The progressive laws on paper are often circumvented. Many "marriages" are also informal agreements that go under the radar – unregistered but socially and culturally accepted. It is clear that legislation alone cannot stop child marriages, Unicef notes.
Six months into the "marriage", Edina Banda decides to escape. There is still time – she has not yet become pregnant.
I decided that I deserve better. I told myself: "It's high time I take the risk".
Under the cover of darkness, she flees with the help of a woman in the village. Soon she gets in touch with Plan International, whose local staff ensure that a settlement can be reached between the families. Edina Banda gets to start school again.
Traditional leaders
Today, she is realizing her childhood dream: to study to become a nurse. In parallel, the 21-year-old works with a Plan-supported project where she lectures in schools and for traditional leaders. They also help girls who have been forced into marriage, sometimes by simply picking them up and driving them home to their parents.
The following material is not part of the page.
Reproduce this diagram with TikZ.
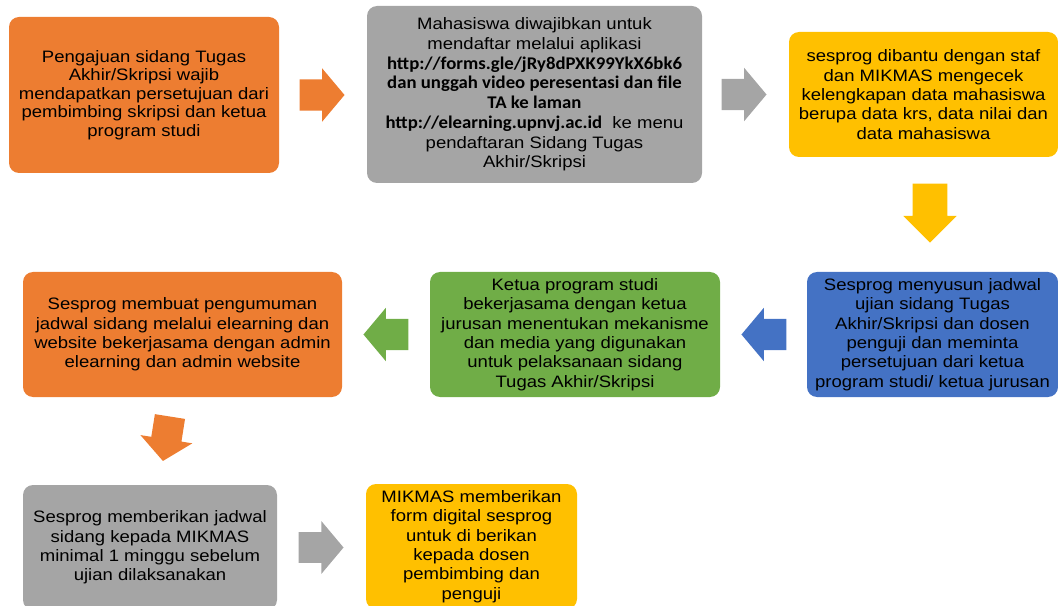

The biggest challenge is to get the traditional leaders, who to a large extent practice their own legal systems, to change their way of thinking. But more and more are starting to listen, she says.
We sit down with them and say "okay – it's tradition, but we should actually get rid of the harmful norms that contribute to child marriage". Several of them support us and work hand in hand with us now.
Talking openly about her own trauma has not been self-evident. People talked, whispered: "She was married before". But:
I realized that it doesn't help to be silent. That I have to stand up and help others.
When they see me, they realize: "This happened to her too, but she is still a person – I can also survive and do what I want with my life".
Top ten countries with the highest incidence of "child marriage" in the world:
Niger: 76 percent of all women aged 20-24 were married when they were under 18.
Central African Republic: 61 percent.
Chad: 61 percent.
Mali: 54 percent.
South Sudan: 52 percent.
Bangladesh: 51 percent.
Burkina Faso: 51 percent.
Mozambique: 48 percent.
Guinea: 47 percent.
Somalia: 45 percent.
In absolute numbers, however, India is by far the country in the world with the most child marriages. Next are Bangladesh, China, Indonesia, and Nigeria.